- WORK REQUIRED -
Please, without the pictures, retype exactly the lines from the start of the material through the line that holds "ax.yaxis.grid(True, color=GRID, linewidth=1.0, zorder=0)".

- GIVEN INFORMATION -
====================
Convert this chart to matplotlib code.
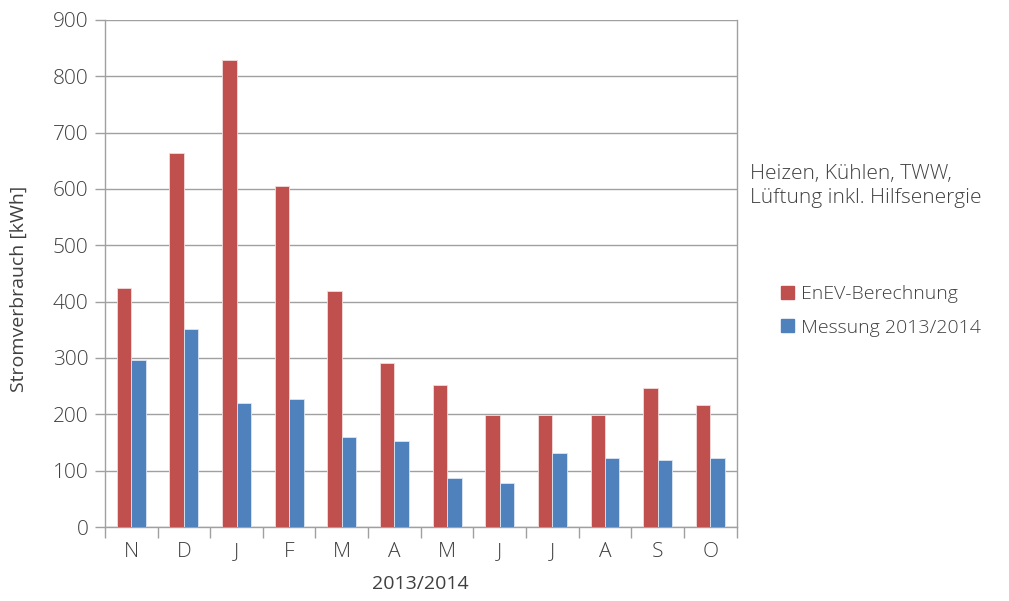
import numpy as np
import matplotlib.pyplot as plt
from matplotlib.patches import Patch

months = ["N", "D", "J", "F", "M", "A", "M", "J", "J", "A", "S", "O"]
enev = [424, 664, 829, 605, 419, 291, 252, 199, 199, 199, 247, 217]
messung = [296, 351, 220, 227, 160, 153, 87, 78, 131, 122, 119, 122]

RED = "#C0504D"
BLUE = "#4F81BD"
TXT = "#404040"
GRID = "#A0A0A0"

plt.rcParams['font.family'] = ['Open Sans', 'DejaVu Sans']
plt.rcParams['font.weight'] = 'light'

fig = plt.figure(figsize=(10.09, 6.01), dpi=100)
ax = fig.add_axes([0.104, 0.123, 0.626, 0.844])

x = np.arange(len(months))
w = 0.275
ax.bar(x - w / 2, enev, w, color=RED, edgecolor="#F2DCDB", linewidth=0.6, zorder=3)
ax.bar(x + w / 2, messung, w, color=BLUE, edgecolor="#DCE6F2", linewidth=0.6, zorder=3)

ax.set_xlim(-0.5, len(months) - 0.5)
ax.set_ylim(0, 900)
ax.set_yticks(np.arange(0, 901, 100))
ax.yaxis.grid(True, color=GRID, linewidth=1.0, zorder=0)

# month labels centred, tick marks on the category borders
ax.set_xticks(x)
ax.set_xticklabels(months)
ax.set_xticks(np.arange(-0.5, len(months)), minor=True)
ax.tick_params(axis="x", which="major", length=0, pad=11, labelsize=15, labelcolor=TXT)
ax.tick_params(axis="x", which="minor", length=8, width=1, color=GRID, direction="out")
ax.tick_params(axis="y", length=7, width=1, color=GRID, labelsize=15, labelcolor=TXT, pad=5)

for s in ["left", "bottom", "right"]:
    ax.spines[s].set_color(GRID)
    ax.spines[s].set_linewidth(1.0)
ax.spines["top"].set_visible(False)

ax.set_ylabel("Stromverbrauch [kWh]", fontsize=14, color=TXT)
ax.yaxis.set_label_coords(-0.122, 0.47)
ax.set_xlabel("2013/2014", fontsize=14, color=TXT, labelpad=9)

fig.text(0.743, 0.69, "Heizen, Kühlen, TWW,\nLüftung inkl. Hilfsenergie",
         fontsize=15, color=TXT, va="center", ha="left", linespacing=1.25)

handles = [Patch(color=RED, label="EnEV-Berechnung"),
           Patch(color=BLUE, label="Messung 2013/2014")]
fig.legend(handles=handles, loc="upper left", bbox_to_anchor=(0.757, 0.555),
           frameon=False, fontsize=14, handlelength=0.65, handleheight=0.65,
           handletextpad=0.35, labelspacing=0.8, labelcolor=TXT)

fig.savefig("out.png", dpi=100)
====================
- PROBLEM SOLUTION -
Convert this chart to matplotlib code.
import numpy as np
import matplotlib.pyplot as plt
from matplotlib.patches import Patch

months = ["N", "D", "J", "F", "M", "A", "M", "J", "J", "A", "S", "O"]
enev = [424, 664, 829, 605, 419, 291, 252, 199, 199, 199, 247, 217]
messung = [296, 351, 220, 227, 160, 153, 87, 78, 131, 122, 119, 122]

RED = "#C0504D"
BLUE = "#4F81BD"
TXT = "#404040"
GRID = "#A0A0A0"

plt.rcParams['font.family'] = ['Open Sans', 'DejaVu Sans']
plt.rcParams['font.weight'] = 'light'

fig = plt.figure(figsize=(10.09, 6.01), dpi=100)
ax = fig.add_axes([0.104, 0.123, 0.626, 0.844])

x = np.arange(len(months))
w = 0.275
ax.bar(x - w / 2, enev, w, color=RED, edgecolor="#F2DCDB", linewidth=0.6, zorder=3)
ax.bar(x + w / 2, messung, w, color=BLUE, edgecolor="#DCE6F2", linewidth=0.6, zorder=3)

ax.set_xlim(-0.5, len(months) - 0.5)
ax.set_ylim(0, 900)
ax.set_yticks(np.arange(0, 901, 100))
ax.yaxis.grid(True, color=GRID, linewidth=1.0, zorder=0)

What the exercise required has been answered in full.